Et là, tu le vois. Les câbles. Deux lignes d'acier qui grimpent droit vers le ciel, ancrées dans la roche lisse. Tu enfiles tes gants, tu sens le tissu s'adapter à tes mains, prêt pour l'ascension finale. Tu saisis le câble froid et lisse, tes doigts s'y agrippent. Tu poses tes pieds sur les planches de bois espacées, tu sens leur solidité mais aussi le vide sous tes talons. Chaque pas est une poussée vers le haut, tes bras tirent, tes jambes poussent. Tu entends le frottement du métal, le souffle haletant des autres grimpeurs, le battement de ton propre cœur dans tes oreilles. C'est une concentration totale, une montée d'adrénaline pure, où chaque muscle de ton corps est engagé.

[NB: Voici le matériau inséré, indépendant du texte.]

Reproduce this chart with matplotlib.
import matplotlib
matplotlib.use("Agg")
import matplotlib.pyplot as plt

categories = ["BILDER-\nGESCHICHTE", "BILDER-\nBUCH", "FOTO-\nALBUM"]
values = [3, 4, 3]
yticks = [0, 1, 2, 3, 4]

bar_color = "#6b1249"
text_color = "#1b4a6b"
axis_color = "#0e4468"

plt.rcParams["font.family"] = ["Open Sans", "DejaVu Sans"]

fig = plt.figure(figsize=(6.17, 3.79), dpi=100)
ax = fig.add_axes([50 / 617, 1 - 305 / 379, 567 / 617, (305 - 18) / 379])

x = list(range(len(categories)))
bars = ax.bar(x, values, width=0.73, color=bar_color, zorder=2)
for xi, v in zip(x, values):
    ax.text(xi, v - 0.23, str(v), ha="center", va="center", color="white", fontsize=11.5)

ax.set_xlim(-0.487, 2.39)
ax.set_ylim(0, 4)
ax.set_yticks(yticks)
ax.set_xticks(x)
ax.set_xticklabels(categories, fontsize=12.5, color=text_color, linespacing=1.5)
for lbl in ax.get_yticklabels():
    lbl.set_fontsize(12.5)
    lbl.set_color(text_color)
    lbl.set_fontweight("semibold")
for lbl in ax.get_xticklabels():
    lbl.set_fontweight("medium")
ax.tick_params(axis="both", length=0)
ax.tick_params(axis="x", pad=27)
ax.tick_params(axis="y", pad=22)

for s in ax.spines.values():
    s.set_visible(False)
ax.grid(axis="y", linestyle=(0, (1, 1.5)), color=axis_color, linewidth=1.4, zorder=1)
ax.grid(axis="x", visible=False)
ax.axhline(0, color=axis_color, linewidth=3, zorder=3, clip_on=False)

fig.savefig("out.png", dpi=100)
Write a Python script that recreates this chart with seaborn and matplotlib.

Tu te hisses sur le bord, et le monde s'ouvre. Un silence immense t'enveloppe, brisé seulement par le murmure du vent et le lointain bourdonnement de la vallée. Le sommet est plat, vaste, un dôme de granit poli par des milliers d'années. Tu sens sa surface lisse et fraîche sous tes mains si tu t'assieds. Le soleil te réchauffe le visage, le vent ébouriffe tes cheveux. Tu es au-dessus de tout, un sentiment de triomphe calme et profond t'envahit. Tu peux t'allonger, sentir la roche sous toi, écouter le silence. C'est un moment de suspension, où le temps semble s'arrêter.
La descente est une toute autre épreuve. Tes jambes sont lourdes, tes genoux crient parfois. Tu dois te concentrer sur chaque pas, sentir le sol sous tes pieds, éviter les roches glissantes. Le chemin familier te semble différent en descendant, les perspectives changent. Tu entends le bruit de tes propres pas, le frottement de ton sac à dos. La lumière du jour commence à s'adoucir, les ombres s'allongent. Tu sens la fatigue te gagner, mais aussi une immense satisfaction. Et peu à peu, l'odeur du dîner qui se prépare dans la vallée commence à flotter dans l'air, une promesse de repos bien mérité.
Alors, tu te demandes ce qu'il faut *faire* pour ça ? D'abord, il faut un permis. C'est un tirage au sort, donc prévois à l'avance. Sans permis, pas de câbles. Ensuite, l'équipement : des gants solides sont indispensables pour les câbles (même des gants de jardinage feront l'affaire), de bonnes chaussures de randonnée avec un bon maintien, des couches de vêtements car le temps change vite, une lampe frontale (tu peux finir dans le noir), et surtout, BEAUCOUP d'eau. Il n'y a pas d'eau potable après Little Yosemite Valley, donc prévois au moins 3-4 litres par personne. Des snacks énergétiques sont cruciaux. C'est une très longue journée, compte 10 à 14 heures, donc un départ à l'aube est obligatoire. Et enfin, sois honnête avec toi-même : c'est une randonnée difficile, exigeante physiquement et mentalement. Ne la sous-estime pas. Si la météo tourne, ou si tu ne te sens pas bien, n'hésite pas à faire demi-tour. La montagne sera toujours là.